Where We Stand Now
The nation has demonstrated a peaceful transition of power from one administration to another, but we remain in limbo on the overtime rules. The U.S. Department of Labor’s appeal, filed in the Fifth Circuit Court of Appeals, is still pending. At the district court level, the court denied the DOL’s request to stay the case pending the appeal.
As we learned on Super Bowl Sunday, nothing good (at least for one party) results from running a game into overtime. Although the past 30 plus days of the new White House administration have seen a whirlwind of activity and controversy, nothing has changed for the FLSA’s proposed Overtime Rules (OT Rules). We are still in overtime, and employers are still in limbo.

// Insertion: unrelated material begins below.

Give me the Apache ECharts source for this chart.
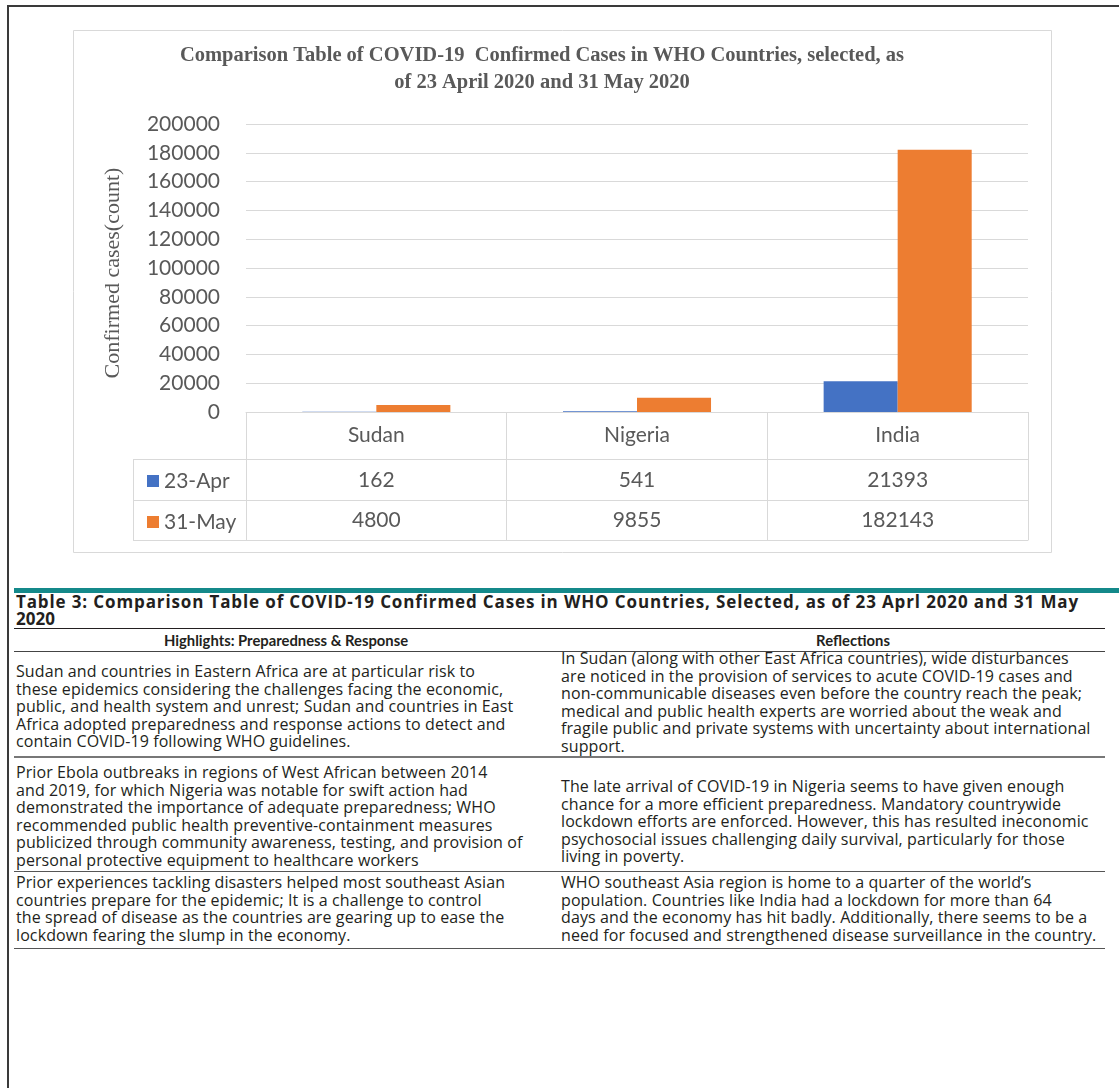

As we reported last month, the OT Rules remain before the courts. The Department of Labor’s (DOL) appeal filed in the Fifth Circuit Court of Appeals in New Orleans is still pending. The Court originally issued an expedited briefing schedule; however, the DOL has received an extension until March 2, 2017 to file its final reply brief.
Notably, more than 10 amici curiae (friend of the court) briefs have been filed in the pending appeal. One, from a group of nine law professors who teach and write about the FLSA, seeks to explain to the Court of Appeals why the DOL has the power to adopt different tests. Those law professors urge the Court of Appeals not to “unsettle an almost 80-year-long consensus that the FLSA section 13(a)(1) authorizes DOL to adopt a salary test…” Oral arguments have not been set, and there is no clear indication as to when the Court of Appeals will decide this issue.
At the district court level, the court denied the DOL’s request to stay the case pending the appeal. The district court held that the remainder of the case should proceed. Accordingly, there is some indication that the district court will rule on a fully-briefed Motion for Summary Judgment filed by the chambers of commerce and other business groups seeking to block the OT Rules. Additionally, the district court has not yet ruled on a pending motion filed by the AFL-CIO seeking to intervene in the case.
The DOL Secretary nominee, Andrew Puzder, may likely get confirmed before the courts issue any ruling.* His position on the OT Rules is clear: Mr. Puzder has been an outspoken critic of the OT Rules since 2014, when then-President Obama directed the DOL to revamp the FLSA rules. A Patriots-Falcons-like reversal of fortune could take place if Mr. Puzder is not confirmed, and the Trump Administration surprises us all by standing behind the OT Rules, but there is a better chance of a blizzard in July. For now, it is appears to be a race to see who gets to the goal line first: the Executive or Judicial branch. Either way, the OT Rules may be facing sudden death in overtime.
*Since the time of this writing, Andrew Puzder withdrew his nomination.